++++ SUPPLIED INFORMATION ++++

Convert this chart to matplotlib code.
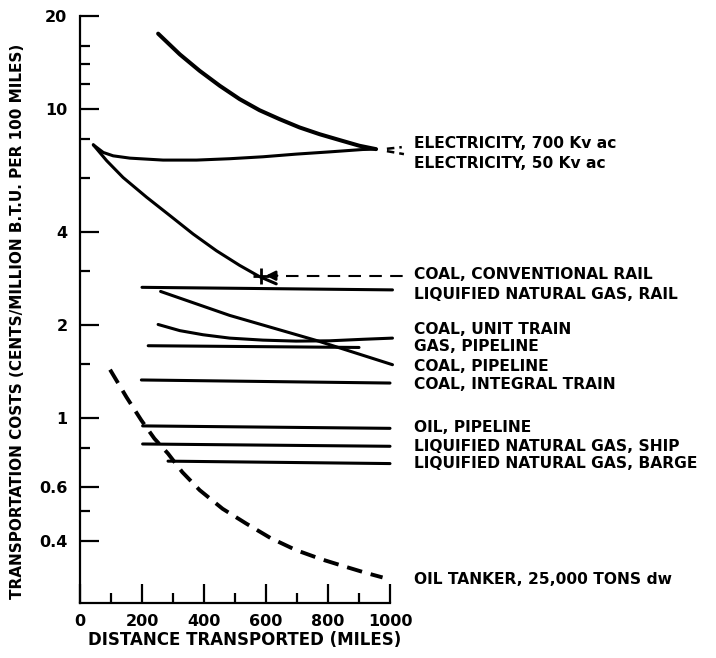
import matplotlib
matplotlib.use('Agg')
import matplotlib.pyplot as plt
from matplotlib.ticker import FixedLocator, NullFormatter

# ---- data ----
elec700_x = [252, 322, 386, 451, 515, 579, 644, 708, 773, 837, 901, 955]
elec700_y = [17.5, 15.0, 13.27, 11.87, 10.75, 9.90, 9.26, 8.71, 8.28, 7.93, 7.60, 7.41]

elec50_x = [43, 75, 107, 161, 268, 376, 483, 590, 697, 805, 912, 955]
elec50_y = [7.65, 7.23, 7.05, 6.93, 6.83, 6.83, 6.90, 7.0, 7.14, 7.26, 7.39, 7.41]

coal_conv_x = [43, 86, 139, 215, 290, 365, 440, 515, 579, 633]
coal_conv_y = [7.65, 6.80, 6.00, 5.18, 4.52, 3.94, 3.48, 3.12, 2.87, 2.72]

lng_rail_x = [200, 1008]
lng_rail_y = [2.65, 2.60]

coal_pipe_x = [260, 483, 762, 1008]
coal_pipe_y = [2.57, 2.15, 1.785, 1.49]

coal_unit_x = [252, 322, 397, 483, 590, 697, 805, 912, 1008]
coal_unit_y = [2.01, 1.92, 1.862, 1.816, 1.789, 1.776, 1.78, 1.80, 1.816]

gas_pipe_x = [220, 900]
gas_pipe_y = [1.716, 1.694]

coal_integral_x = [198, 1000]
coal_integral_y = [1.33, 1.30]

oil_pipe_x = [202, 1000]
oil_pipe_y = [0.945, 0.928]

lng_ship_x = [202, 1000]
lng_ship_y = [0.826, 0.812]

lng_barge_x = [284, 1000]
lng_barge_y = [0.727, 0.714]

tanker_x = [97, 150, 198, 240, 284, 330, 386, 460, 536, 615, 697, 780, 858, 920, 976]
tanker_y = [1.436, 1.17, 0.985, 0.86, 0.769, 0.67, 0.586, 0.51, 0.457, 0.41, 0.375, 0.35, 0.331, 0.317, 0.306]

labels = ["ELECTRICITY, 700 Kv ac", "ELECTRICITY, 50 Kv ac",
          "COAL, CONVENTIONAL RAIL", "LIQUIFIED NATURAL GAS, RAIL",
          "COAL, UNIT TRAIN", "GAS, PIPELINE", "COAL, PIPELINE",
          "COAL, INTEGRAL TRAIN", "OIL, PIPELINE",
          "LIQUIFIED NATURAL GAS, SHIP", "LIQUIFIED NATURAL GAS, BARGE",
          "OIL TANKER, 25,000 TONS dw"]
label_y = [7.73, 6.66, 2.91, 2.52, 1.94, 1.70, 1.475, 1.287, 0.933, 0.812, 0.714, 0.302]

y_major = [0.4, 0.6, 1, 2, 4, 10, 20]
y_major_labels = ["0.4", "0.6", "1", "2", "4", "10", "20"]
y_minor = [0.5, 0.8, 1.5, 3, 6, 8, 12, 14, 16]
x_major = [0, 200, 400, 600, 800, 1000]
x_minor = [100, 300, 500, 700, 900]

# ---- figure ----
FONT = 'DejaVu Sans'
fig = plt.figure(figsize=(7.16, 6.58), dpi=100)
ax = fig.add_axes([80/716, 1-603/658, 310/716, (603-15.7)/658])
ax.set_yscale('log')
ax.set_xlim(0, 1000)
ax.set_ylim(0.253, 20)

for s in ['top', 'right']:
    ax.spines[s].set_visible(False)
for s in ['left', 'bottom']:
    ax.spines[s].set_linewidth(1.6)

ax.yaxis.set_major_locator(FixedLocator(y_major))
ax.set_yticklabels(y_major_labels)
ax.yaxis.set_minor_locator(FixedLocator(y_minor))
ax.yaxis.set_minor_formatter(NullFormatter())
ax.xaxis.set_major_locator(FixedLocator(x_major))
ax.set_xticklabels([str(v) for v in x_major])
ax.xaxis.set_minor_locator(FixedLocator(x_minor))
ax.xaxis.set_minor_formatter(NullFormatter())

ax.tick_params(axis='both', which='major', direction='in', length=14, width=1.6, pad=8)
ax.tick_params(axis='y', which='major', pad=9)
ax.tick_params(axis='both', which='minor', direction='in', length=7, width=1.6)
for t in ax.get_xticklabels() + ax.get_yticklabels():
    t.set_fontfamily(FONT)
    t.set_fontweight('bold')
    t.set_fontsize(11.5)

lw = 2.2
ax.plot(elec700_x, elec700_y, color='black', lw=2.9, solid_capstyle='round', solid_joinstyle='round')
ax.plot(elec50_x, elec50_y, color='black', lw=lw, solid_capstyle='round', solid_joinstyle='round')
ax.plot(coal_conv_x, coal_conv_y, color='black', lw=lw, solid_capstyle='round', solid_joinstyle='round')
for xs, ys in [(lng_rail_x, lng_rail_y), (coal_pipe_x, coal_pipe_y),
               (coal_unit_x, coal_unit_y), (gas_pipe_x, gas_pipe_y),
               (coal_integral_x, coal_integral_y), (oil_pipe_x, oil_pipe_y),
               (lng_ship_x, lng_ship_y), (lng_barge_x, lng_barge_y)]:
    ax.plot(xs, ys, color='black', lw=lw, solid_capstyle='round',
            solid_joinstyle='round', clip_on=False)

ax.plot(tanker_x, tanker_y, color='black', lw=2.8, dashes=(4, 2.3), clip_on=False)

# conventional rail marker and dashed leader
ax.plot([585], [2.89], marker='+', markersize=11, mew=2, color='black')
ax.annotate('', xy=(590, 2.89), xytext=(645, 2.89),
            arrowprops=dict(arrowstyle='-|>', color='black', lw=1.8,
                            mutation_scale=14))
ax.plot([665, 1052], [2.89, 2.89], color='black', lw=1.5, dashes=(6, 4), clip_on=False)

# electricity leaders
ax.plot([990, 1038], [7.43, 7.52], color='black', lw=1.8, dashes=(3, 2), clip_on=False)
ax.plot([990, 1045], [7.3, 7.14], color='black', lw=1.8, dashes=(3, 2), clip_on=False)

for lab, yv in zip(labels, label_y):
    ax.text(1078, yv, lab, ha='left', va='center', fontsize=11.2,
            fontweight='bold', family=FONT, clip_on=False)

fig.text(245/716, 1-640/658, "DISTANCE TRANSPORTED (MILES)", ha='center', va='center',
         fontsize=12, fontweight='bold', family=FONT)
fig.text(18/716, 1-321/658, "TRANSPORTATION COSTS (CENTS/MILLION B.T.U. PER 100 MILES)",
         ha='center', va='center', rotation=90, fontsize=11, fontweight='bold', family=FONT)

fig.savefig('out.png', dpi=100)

++++

# [SET EXERCISE]
Repeat the material verbatim. Do not carry over any picture.

# [TASK ANSWER]
Convert this chart to matplotlib code.
import matplotlib
matplotlib.use('Agg')
import matplotlib.pyplot as plt
from matplotlib.ticker import FixedLocator, NullFormatter

# ---- data ----
elec700_x = [252, 322, 386, 451, 515, 579, 644, 708, 773, 837, 901, 955]
elec700_y = [17.5, 15.0, 13.27, 11.87, 10.75, 9.90, 9.26, 8.71, 8.28, 7.93, 7.60, 7.41]

elec50_x = [43, 75, 107, 161, 268, 376, 483, 590, 697, 805, 912, 955]
elec50_y = [7.65, 7.23, 7.05, 6.93, 6.83, 6.83, 6.90, 7.0, 7.14, 7.26, 7.39, 7.41]

coal_conv_x = [43, 86, 139, 215, 290, 365, 440, 515, 579, 633]
coal_conv_y = [7.65, 6.80, 6.00, 5.18, 4.52, 3.94, 3.48, 3.12, 2.87, 2.72]

lng_rail_x = [200, 1008]
lng_rail_y = [2.65, 2.60]

coal_pipe_x = [260, 483, 762, 1008]
coal_pipe_y = [2.57, 2.15, 1.785, 1.49]

coal_unit_x = [252, 322, 397, 483, 590, 697, 805, 912, 1008]
coal_unit_y = [2.01, 1.92, 1.862, 1.816, 1.789, 1.776, 1.78, 1.80, 1.816]

gas_pipe_x = [220, 900]
gas_pipe_y = [1.716, 1.694]

coal_integral_x = [198, 1000]
coal_integral_y = [1.33, 1.30]

oil_pipe_x = [202, 1000]
oil_pipe_y = [0.945, 0.928]

lng_ship_x = [202, 1000]
lng_ship_y = [0.826, 0.812]

lng_barge_x = [284, 1000]
lng_barge_y = [0.727, 0.714]

tanker_x = [97, 150, 198, 240, 284, 330, 386, 460, 536, 615, 697, 780, 858, 920, 976]
tanker_y = [1.436, 1.17, 0.985, 0.86, 0.769, 0.67, 0.586, 0.51, 0.457, 0.41, 0.375, 0.35, 0.331, 0.317, 0.306]

labels = ["ELECTRICITY, 700 Kv ac", "ELECTRICITY, 50 Kv ac",
          "COAL, CONVENTIONAL RAIL", "LIQUIFIED NATURAL GAS, RAIL",
          "COAL, UNIT TRAIN", "GAS, PIPELINE", "COAL, PIPELINE",
          "COAL, INTEGRAL TRAIN", "OIL, PIPELINE",
          "LIQUIFIED NATURAL GAS, SHIP", "LIQUIFIED NATURAL GAS, BARGE",
          "OIL TANKER, 25,000 TONS dw"]
label_y = [7.73, 6.66, 2.91, 2.52, 1.94, 1.70, 1.475, 1.287, 0.933, 0.812, 0.714, 0.302]

y_major = [0.4, 0.6, 1, 2, 4, 10, 20]
y_major_labels = ["0.4", "0.6", "1", "2", "4", "10", "20"]
y_minor = [0.5, 0.8, 1.5, 3, 6, 8, 12, 14, 16]
x_major = [0, 200, 400, 600, 800, 1000]
x_minor = [100, 300, 500, 700, 900]

# ---- figure ----
FONT = 'DejaVu Sans'
fig = plt.figure(figsize=(7.16, 6.58), dpi=100)
ax = fig.add_axes([80/716, 1-603/658, 310/716, (603-15.7)/658])
ax.set_yscale('log')
ax.set_xlim(0, 1000)
ax.set_ylim(0.253, 20)

for s in ['top', 'right']:
    ax.spines[s].set_visible(False)
for s in ['left', 'bottom']:
    ax.spines[s].set_linewidth(1.6)

ax.yaxis.set_major_locator(FixedLocator(y_major))
ax.set_yticklabels(y_major_labels)
ax.yaxis.set_minor_locator(FixedLocator(y_minor))
ax.yaxis.set_minor_formatter(NullFormatter())
ax.xaxis.set_major_locator(FixedLocator(x_major))
ax.set_xticklabels([str(v) for v in x_major])
ax.xaxis.set_minor_locator(FixedLocator(x_minor))
ax.xaxis.set_minor_formatter(NullFormatter())

ax.tick_params(axis='both', which='major', direction='in', length=14, width=1.6, pad=8)
ax.tick_params(axis='y', which='major', pad=9)
ax.tick_params(axis='both', which='minor', direction='in', length=7, width=1.6)
for t in ax.get_xticklabels() + ax.get_yticklabels():
    t.set_fontfamily(FONT)
    t.set_fontweight('bold')
    t.set_fontsize(11.5)

lw = 2.2
ax.plot(elec700_x, elec700_y, color='black', lw=2.9, solid_capstyle='round', solid_joinstyle='round')
ax.plot(elec50_x, elec50_y, color='black', lw=lw, solid_capstyle='round', solid_joinstyle='round')
ax.plot(coal_conv_x, coal_conv_y, color='black', lw=lw, solid_capstyle='round', solid_joinstyle='round')
for xs, ys in [(lng_rail_x, lng_rail_y), (coal_pipe_x, coal_pipe_y),
               (coal_unit_x, coal_unit_y), (gas_pipe_x, gas_pipe_y),
               (coal_integral_x, coal_integral_y), (oil_pipe_x, oil_pipe_y),
               (lng_ship_x, lng_ship_y), (lng_barge_x, lng_barge_y)]:
    ax.plot(xs, ys, color='black', lw=lw, solid_capstyle='round',
            solid_joinstyle='round', clip_on=False)

ax.plot(tanker_x, tanker_y, color='black', lw=2.8, dashes=(4, 2.3), clip_on=False)

# conventional rail marker and dashed leader
ax.plot([585], [2.89], marker='+', markersize=11, mew=2, color='black')
ax.annotate('', xy=(590, 2.89), xytext=(645, 2.89),
            arrowprops=dict(arrowstyle='-|>', color='black', lw=1.8,
                            mutation_scale=14))
ax.plot([665, 1052], [2.89, 2.89], color='black', lw=1.5, dashes=(6, 4), clip_on=False)

# electricity leaders
ax.plot([990, 1038], [7.43, 7.52], color='black', lw=1.8, dashes=(3, 2), clip_on=False)
ax.plot([990, 1045], [7.3, 7.14], color='black', lw=1.8, dashes=(3, 2), clip_on=False)

for lab, yv in zip(labels, label_y):
    ax.text(1078, yv, lab, ha='left', va='center', fontsize=11.2,
            fontweight='bold', family=FONT, clip_on=False)

fig.text(245/716, 1-640/658, "DISTANCE TRANSPORTED (MILES)", ha='center', va='center',
         fontsize=12, fontweight='bold', family=FONT)
fig.text(18/716, 1-321/658, "TRANSPORTATION COSTS (CENTS/MILLION B.T.U. PER 100 MILES)",
         ha='center', va='center', rotation=90, fontsize=11, fontweight='bold', family=FONT)

fig.savefig('out.png', dpi=100)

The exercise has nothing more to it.